One of the heaviest resource-consuming tasks of KGEMM, as with all MEMs, is the collection, update, revision, and maintenance of data. In econometric modeling, data are the key elements in determining the statistical properties of relationships. In this regard, data availability plays an important role in establishing linkages between the variables in time series-based MEMs. As discussed in the literature review, MEMs are heavily data-intensive, and obtaining comprehensive results is conditional upon the accuracy and time span of the data. MEMs are also data-dependent, with data updates and revisions resulting in re-estimation of the behavioral equations.

The fifth version of KGEMM has 828 annual time-series variables. In total, 397 of them are endogenous, expressed by behavioral equations and identities. There are 96 behavioral equations, and the rest endogenous variables are represented by identities. The endogenous variables are those on which we are interested in examining the impacts of other variables including domestic policy variables, as well as variables from the rest of the world. There are two main types of identities across the blocks of the model: System of National Accounting identities (e.g., total demand is the sum of private and government consumption, investments, and net exports) and definitional identities (e.g., nominal value added is obtained by multiplying real value added and the respective price deflator). The other 431 variables are exogenous in KGEMM. Many of the exogenous variables are dummy variables that capture permanent and temporary changes in relationships (that cannot be explained by the data)Footnote 1 and discrepancy or error terms that are used to balance relationships. The rest of the world variables, which provide a comprehensive picture of the global economic and energy ties of Saudi Arabia, are also treated as exogenous variables.Footnote 2 The remaining exogenous variables are policy-related variables and energy prices.

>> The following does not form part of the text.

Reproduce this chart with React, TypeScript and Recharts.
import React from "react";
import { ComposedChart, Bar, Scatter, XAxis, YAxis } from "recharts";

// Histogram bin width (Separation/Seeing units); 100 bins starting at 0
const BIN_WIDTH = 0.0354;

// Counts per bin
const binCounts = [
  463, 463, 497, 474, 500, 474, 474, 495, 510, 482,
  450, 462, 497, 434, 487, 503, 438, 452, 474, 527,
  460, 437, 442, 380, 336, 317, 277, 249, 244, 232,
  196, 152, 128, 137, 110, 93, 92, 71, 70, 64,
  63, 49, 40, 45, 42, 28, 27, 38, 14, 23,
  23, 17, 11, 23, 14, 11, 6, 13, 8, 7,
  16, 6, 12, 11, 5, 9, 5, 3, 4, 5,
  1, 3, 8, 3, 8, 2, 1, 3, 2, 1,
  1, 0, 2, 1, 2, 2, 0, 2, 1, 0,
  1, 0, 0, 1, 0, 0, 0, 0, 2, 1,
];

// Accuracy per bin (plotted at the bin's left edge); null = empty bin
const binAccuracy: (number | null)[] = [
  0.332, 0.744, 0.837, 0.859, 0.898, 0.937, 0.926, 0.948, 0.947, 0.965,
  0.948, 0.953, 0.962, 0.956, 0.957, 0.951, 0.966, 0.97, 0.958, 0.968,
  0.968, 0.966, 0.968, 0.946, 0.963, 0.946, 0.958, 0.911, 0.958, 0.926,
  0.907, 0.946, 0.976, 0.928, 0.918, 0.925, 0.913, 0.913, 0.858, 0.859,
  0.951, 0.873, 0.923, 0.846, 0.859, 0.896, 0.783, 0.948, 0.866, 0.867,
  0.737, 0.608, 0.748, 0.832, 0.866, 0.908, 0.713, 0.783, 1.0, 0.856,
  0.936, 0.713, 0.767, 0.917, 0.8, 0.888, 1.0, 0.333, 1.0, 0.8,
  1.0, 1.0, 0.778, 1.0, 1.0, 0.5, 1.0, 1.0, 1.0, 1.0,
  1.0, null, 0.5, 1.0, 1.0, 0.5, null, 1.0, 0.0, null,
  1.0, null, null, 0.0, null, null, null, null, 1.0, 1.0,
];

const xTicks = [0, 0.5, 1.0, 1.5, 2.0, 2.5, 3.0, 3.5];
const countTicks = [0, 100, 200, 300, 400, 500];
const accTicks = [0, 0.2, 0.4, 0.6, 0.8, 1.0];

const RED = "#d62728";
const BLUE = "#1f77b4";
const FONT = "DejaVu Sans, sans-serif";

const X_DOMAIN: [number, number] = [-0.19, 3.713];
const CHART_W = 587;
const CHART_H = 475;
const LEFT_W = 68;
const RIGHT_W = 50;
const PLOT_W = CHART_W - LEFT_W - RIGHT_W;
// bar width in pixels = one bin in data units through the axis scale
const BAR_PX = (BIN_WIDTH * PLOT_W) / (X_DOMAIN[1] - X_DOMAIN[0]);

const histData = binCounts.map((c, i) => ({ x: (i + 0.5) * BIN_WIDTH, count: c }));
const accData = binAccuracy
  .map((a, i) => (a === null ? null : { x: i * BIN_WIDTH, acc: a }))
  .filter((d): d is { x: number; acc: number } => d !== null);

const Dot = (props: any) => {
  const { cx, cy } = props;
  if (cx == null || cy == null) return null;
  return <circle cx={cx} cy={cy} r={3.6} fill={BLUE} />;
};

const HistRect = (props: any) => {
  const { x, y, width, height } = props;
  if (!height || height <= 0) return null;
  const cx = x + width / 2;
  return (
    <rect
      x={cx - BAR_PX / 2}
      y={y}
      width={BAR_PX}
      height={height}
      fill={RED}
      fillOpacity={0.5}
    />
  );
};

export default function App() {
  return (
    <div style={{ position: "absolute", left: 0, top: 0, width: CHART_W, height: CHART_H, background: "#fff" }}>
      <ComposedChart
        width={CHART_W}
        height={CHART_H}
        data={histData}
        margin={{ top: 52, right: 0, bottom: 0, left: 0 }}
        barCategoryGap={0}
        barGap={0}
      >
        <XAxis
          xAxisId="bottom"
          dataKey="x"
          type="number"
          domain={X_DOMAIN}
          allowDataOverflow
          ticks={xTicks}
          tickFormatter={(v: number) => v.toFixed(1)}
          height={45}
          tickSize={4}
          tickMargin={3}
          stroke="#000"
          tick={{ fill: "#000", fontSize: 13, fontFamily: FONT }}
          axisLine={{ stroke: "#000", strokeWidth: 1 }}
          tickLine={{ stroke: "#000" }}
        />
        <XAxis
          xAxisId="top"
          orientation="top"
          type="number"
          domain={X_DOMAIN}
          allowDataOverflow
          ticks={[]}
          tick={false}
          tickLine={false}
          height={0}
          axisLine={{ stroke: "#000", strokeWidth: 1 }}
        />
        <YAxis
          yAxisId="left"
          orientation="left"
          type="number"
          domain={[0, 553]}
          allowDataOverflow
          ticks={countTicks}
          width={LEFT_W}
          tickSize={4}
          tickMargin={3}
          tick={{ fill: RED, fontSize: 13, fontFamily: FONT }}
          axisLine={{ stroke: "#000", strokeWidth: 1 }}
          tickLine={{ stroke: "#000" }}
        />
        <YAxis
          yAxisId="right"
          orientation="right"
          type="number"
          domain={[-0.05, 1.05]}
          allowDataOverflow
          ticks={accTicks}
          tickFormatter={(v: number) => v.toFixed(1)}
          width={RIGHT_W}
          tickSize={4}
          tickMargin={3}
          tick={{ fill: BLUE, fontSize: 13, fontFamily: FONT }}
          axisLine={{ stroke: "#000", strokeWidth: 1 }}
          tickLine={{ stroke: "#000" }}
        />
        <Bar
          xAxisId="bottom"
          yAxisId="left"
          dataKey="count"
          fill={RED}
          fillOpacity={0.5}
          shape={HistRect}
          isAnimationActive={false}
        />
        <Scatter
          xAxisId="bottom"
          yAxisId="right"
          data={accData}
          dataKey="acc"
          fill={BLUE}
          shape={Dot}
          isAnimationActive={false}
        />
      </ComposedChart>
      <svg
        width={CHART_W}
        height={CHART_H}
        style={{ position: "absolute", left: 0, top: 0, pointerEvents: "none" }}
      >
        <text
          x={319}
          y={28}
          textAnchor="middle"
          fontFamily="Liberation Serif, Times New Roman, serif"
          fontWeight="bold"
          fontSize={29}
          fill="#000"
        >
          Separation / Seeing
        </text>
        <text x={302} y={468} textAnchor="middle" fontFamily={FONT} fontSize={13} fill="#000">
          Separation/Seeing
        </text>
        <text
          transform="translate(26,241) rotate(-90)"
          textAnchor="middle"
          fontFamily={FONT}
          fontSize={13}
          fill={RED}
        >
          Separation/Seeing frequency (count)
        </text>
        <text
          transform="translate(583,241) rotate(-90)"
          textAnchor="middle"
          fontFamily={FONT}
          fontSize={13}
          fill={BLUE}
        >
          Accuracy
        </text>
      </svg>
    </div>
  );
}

The data were collected from various domestic and external sources. Most of the domestic data come from the General Authority of Statistics (GaStat), formerly the Central Department of Statistics (CDSI) and the Saudi Arabian Monetary Agency (SAMA). These two sources provide a crucial portion of the country’s data. Some domestic data are collected from the Ministry of Energy (MoE), and Saudi Aramco, the Ministry of Economy and Planning (MEP), the Ministry of Finance (MoF). External data mainly come from the databases of Oxford Economics Global Economic Model, the World Bank, the United Nations, the International Monetary Fund, and the International Energy Agency. The KGEMM database includes aggregated and disaggregated sector-level data. The KGEMM database contains nominal, real (usually at 2010 prices), index, ratio, and other user-calculated variables data for the real, monetary, fiscal, external, energy sectors, as well as consumer and producer prices, labor market, and population. The mnemonics and descriptions of the variables used in the fifth version of KGEMM are documented in Appendix B.